#### What you are asked to do
Transcribe the material exactly. Images do not belong in the copy.
### Record set
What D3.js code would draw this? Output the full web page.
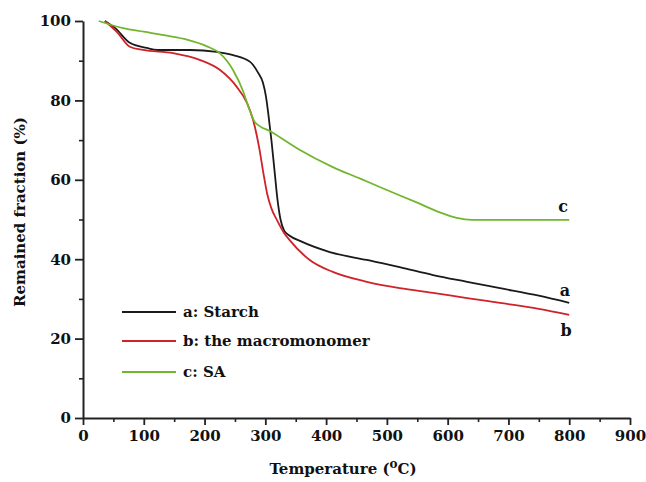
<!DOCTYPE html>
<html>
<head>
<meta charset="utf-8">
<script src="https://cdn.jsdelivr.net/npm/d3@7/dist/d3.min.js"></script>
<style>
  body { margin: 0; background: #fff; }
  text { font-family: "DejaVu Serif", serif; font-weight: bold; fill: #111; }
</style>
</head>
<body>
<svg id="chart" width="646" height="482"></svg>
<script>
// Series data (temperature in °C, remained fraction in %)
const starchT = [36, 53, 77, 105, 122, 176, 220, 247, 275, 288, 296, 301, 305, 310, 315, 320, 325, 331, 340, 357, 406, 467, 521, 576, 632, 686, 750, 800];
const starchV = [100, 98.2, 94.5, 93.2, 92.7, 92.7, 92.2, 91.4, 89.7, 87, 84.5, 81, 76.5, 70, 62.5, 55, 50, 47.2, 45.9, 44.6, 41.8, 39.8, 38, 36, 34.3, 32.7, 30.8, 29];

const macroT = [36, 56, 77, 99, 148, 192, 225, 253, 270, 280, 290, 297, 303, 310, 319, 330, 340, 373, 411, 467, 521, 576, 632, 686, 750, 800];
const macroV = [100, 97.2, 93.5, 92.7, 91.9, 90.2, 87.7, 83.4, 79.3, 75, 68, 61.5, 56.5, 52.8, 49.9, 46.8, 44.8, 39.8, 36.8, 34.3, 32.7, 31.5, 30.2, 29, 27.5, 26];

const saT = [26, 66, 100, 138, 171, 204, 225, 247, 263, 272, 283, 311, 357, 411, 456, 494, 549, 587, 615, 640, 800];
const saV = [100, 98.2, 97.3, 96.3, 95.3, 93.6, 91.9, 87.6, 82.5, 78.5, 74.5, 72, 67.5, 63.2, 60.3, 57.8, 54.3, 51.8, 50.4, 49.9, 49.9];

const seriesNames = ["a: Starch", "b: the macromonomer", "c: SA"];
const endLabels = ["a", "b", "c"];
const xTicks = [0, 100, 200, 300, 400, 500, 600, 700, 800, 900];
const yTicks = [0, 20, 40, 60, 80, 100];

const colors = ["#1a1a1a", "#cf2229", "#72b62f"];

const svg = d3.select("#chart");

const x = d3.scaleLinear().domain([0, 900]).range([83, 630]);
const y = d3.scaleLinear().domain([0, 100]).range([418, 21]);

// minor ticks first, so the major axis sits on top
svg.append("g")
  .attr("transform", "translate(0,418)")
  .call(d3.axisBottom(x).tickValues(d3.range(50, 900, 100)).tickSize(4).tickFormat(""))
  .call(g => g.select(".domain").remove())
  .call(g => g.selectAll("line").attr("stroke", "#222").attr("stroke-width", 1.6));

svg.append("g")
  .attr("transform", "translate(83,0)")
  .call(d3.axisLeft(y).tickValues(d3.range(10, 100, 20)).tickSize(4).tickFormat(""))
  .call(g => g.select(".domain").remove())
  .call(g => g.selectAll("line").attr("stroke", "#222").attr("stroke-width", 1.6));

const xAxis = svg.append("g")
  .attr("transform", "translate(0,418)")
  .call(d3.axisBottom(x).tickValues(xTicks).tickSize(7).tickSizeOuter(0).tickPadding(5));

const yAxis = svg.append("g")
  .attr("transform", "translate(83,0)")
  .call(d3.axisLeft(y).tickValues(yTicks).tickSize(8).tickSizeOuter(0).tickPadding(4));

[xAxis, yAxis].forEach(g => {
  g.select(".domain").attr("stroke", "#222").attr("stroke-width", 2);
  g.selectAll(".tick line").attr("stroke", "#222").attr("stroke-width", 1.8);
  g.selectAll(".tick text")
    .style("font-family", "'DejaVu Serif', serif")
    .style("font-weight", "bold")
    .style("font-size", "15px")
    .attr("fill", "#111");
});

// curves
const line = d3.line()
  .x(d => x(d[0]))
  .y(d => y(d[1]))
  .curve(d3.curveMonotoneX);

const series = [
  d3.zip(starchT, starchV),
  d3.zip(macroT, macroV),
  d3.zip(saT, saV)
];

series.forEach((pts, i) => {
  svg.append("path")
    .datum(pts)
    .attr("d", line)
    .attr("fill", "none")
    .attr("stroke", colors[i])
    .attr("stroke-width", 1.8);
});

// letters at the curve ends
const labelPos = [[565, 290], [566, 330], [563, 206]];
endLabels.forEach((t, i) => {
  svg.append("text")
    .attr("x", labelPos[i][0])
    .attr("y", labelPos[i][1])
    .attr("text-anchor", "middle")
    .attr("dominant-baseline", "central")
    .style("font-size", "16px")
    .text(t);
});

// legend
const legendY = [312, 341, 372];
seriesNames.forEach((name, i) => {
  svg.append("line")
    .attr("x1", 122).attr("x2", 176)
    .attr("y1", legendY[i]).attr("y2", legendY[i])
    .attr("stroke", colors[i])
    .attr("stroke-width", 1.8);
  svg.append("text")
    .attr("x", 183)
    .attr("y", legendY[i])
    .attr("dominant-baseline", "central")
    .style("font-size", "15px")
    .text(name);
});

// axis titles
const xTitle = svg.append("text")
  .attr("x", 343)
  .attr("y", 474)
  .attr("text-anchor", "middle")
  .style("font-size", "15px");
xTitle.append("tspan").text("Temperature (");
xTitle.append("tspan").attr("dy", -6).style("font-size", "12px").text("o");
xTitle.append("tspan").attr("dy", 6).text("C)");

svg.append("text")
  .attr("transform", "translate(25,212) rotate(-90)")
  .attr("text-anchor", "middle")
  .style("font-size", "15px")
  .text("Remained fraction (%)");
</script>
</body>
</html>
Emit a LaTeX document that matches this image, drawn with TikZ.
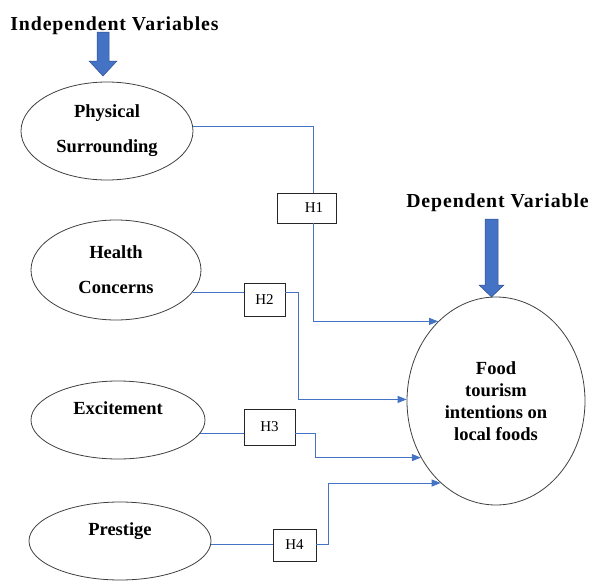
######
#### Response to this task
What D3.js code would draw this? Output the full web page.
<!DOCTYPE html>
<html>
<head>
<meta charset="utf-8">
<script src="https://cdn.jsdelivr.net/npm/d3@7/dist/d3.min.js"></script>
<style>
  body { margin: 0; background: #fff; }
  text { font-family: "DejaVu Serif", serif; font-weight: bold; fill: #111; }
</style>
</head>
<body>
<svg id="chart" width="646" height="482"></svg>
<script>
// Series data (temperature in °C, remained fraction in %)
const starchT = [36, 53, 77, 105, 122, 176, 220, 247, 275, 288, 296, 301, 305, 310, 315, 320, 325, 331, 340, 357, 406, 467, 521, 576, 632, 686, 750, 800];
const starchV = [100, 98.2, 94.5, 93.2, 92.7, 92.7, 92.2, 91.4, 89.7, 87, 84.5, 81, 76.5, 70, 62.5, 55, 50, 47.2, 45.9, 44.6, 41.8, 39.8, 38, 36, 34.3, 32.7, 30.8, 29];

const macroT = [36, 56, 77, 99, 148, 192, 225, 253, 270, 280, 290, 297, 303, 310, 319, 330, 340, 373, 411, 467, 521, 576, 632, 686, 750, 800];
const macroV = [100, 97.2, 93.5, 92.7, 91.9, 90.2, 87.7, 83.4, 79.3, 75, 68, 61.5, 56.5, 52.8, 49.9, 46.8, 44.8, 39.8, 36.8, 34.3, 32.7, 31.5, 30.2, 29, 27.5, 26];

const saT = [26, 66, 100, 138, 171, 204, 225, 247, 263, 272, 283, 311, 357, 411, 456, 494, 549, 587, 615, 640, 800];
const saV = [100, 98.2, 97.3, 96.3, 95.3, 93.6, 91.9, 87.6, 82.5, 78.5, 74.5, 72, 67.5, 63.2, 60.3, 57.8, 54.3, 51.8, 50.4, 49.9, 49.9];

const seriesNames = ["a: Starch", "b: the macromonomer", "c: SA"];
const endLabels = ["a", "b", "c"];
const xTicks = [0, 100, 200, 300, 400, 500, 600, 700, 800, 900];
const yTicks = [0, 20, 40, 60, 80, 100];

const colors = ["#1a1a1a", "#cf2229", "#72b62f"];

const svg = d3.select("#chart");

const x = d3.scaleLinear().domain([0, 900]).range([83, 630]);
const y = d3.scaleLinear().domain([0, 100]).range([418, 21]);

// minor ticks first, so the major axis sits on top
svg.append("g")
  .attr("transform", "translate(0,418)")
  .call(d3.axisBottom(x).tickValues(d3.range(50, 900, 100)).tickSize(4).tickFormat(""))
  .call(g => g.select(".domain").remove())
  .call(g => g.selectAll("line").attr("stroke", "#222").attr("stroke-width", 1.6));

svg.append("g")
  .attr("transform", "translate(83,0)")
  .call(d3.axisLeft(y).tickValues(d3.range(10, 100, 20)).tickSize(4).tickFormat(""))
  .call(g => g.select(".domain").remove())
  .call(g => g.selectAll("line").attr("stroke", "#222").attr("stroke-width", 1.6));

const xAxis = svg.append("g")
  .attr("transform", "translate(0,418)")
  .call(d3.axisBottom(x).tickValues(xTicks).tickSize(7).tickSizeOuter(0).tickPadding(5));

const yAxis = svg.append("g")
  .attr("transform", "translate(83,0)")
  .call(d3.axisLeft(y).tickValues(yTicks).tickSize(8).tickSizeOuter(0).tickPadding(4));

[xAxis, yAxis].forEach(g => {
  g.select(".domain").attr("stroke", "#222").attr("stroke-width", 2);
  g.selectAll(".tick line").attr("stroke", "#222").attr("stroke-width", 1.8);
  g.selectAll(".tick text")
    .style("font-family", "'DejaVu Serif', serif")
    .style("font-weight", "bold")
    .style("font-size", "15px")
    .attr("fill", "#111");
});

// curves
const line = d3.line()
  .x(d => x(d[0]))
  .y(d => y(d[1]))
  .curve(d3.curveMonotoneX);

const series = [
  d3.zip(starchT, starchV),
  d3.zip(macroT, macroV),
  d3.zip(saT, saV)
];

series.forEach((pts, i) => {
  svg.append("path")
    .datum(pts)
    .attr("d", line)
    .attr("fill", "none")
    .attr("stroke", colors[i])
    .attr("stroke-width", 1.8);
});

// letters at the curve ends
const labelPos = [[565, 290], [566, 330], [563, 206]];
endLabels.forEach((t, i) => {
  svg.append("text")
    .attr("x", labelPos[i][0])
    .attr("y", labelPos[i][1])
    .attr("text-anchor", "middle")
    .attr("dominant-baseline", "central")
    .style("font-size", "16px")
    .text(t);
});

// legend
const legendY = [312, 341, 372];
seriesNames.forEach((name, i) => {
  svg.append("line")
    .attr("x1", 122).attr("x2", 176)
    .attr("y1", legendY[i]).attr("y2", legendY[i])
    .attr("stroke", colors[i])
    .attr("stroke-width", 1.8);
  svg.append("text")
    .attr("x", 183)
    .attr("y", legendY[i])
    .attr("dominant-baseline", "central")
    .style("font-size", "15px")
    .text(name);
});

// axis titles
const xTitle = svg.append("text")
  .attr("x", 343)
  .attr("y", 474)
  .attr("text-anchor", "middle")
  .style("font-size", "15px");
xTitle.append("tspan").text("Temperature (");
xTitle.append("tspan").attr("dy", -6).style("font-size", "12px").text("o");
xTitle.append("tspan").attr("dy", 6).text("C)");

svg.append("text")
  .attr("transform", "translate(25,212) rotate(-90)")
  .attr("text-anchor", "middle")
  .style("font-size", "15px")
  .text("Remained fraction (%)");
</script>
</body>
</html>
Emit a LaTeX document that matches this image, drawn with TikZ.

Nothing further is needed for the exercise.